One possible reason for discussing data rules as a financial services issue is that the TPP contained a special exception allowing financial regulators to force companies to store certain data in the United States. This proved controversial due to concern that such an exception could be abused by other governments for protectionist purposes. The Trump administration probably wants to assure financial services providers that it has addressed their concerns, and so USTR is including the issue in that section of its Fact Sheet.
Another possible reason why free flow of data is hidden in the financial services discussion, despite being a major U.S. demand, may be that the President doesn’t like the companies that are supposed to benefit from those rules–companies like Amazon, Google, Facebook, and Apple. If I were Trump’s USTR, I would certainly downplay any actions that could be seen as an attempt to further the interests of these particular stakeholders.

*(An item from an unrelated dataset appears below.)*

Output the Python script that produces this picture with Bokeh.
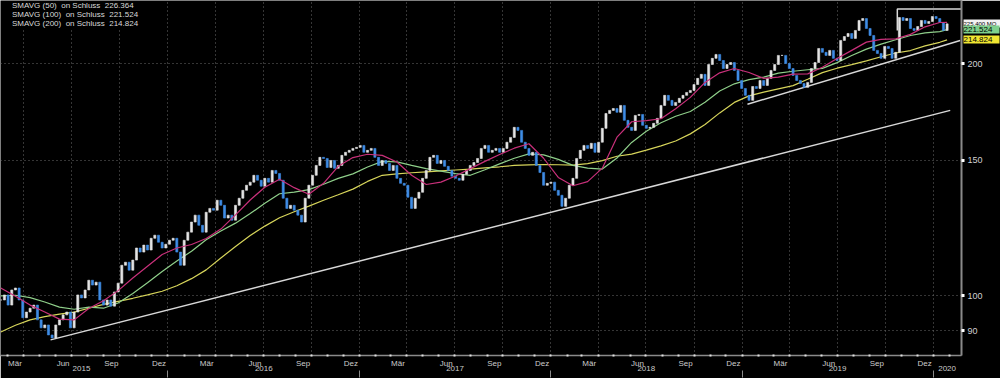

This could also explain why the Fact Sheet touts an agreed increase in Mexico’s de minimis shipment value (allowing small shipments to enter without customs procedures) without ever mentioning how raising that level will benefit U.S. e-commerce companies.
The Fact Sheet also makes no mention of copyright exceptions and limitations. The TPP included a unique provision encouraging countries to allow fair use or similar copyright exceptions. The absence of any mention of that provision in the Fact Sheet may mean that USTR has dropped that entirely from its demands, or it may simply mean that USTR does not wish to highlight its efforts on behalf of internet companies.
Similarly, there is no mention in the Fact Sheet of whether or how the agreement requires countries to limit internet companies’ liability for user conduct.
Whatever the reason, USTR’s restrained approach to cross-border data flows is worrisome. Trade rules for the digital economy will only become more and more important over the next few decades, and the United States ought to play a leading role in shaping those rules.
With rising countries like China using digital industrial policy to protect and promote domestic internet services and lackluster resistance from Europeans obsessed with privacy protection, the future of digital free trade will depend on active and consistent involvement by the United States in shaping trade rules for data flows.
Based on the announcements from USTR about the agreement with Mexico, it appears NAFTA 2.0 will restrict North American trade in some politically sensitive areas like autos while mimicking the rules of the TPP with some unhelpful adjustments.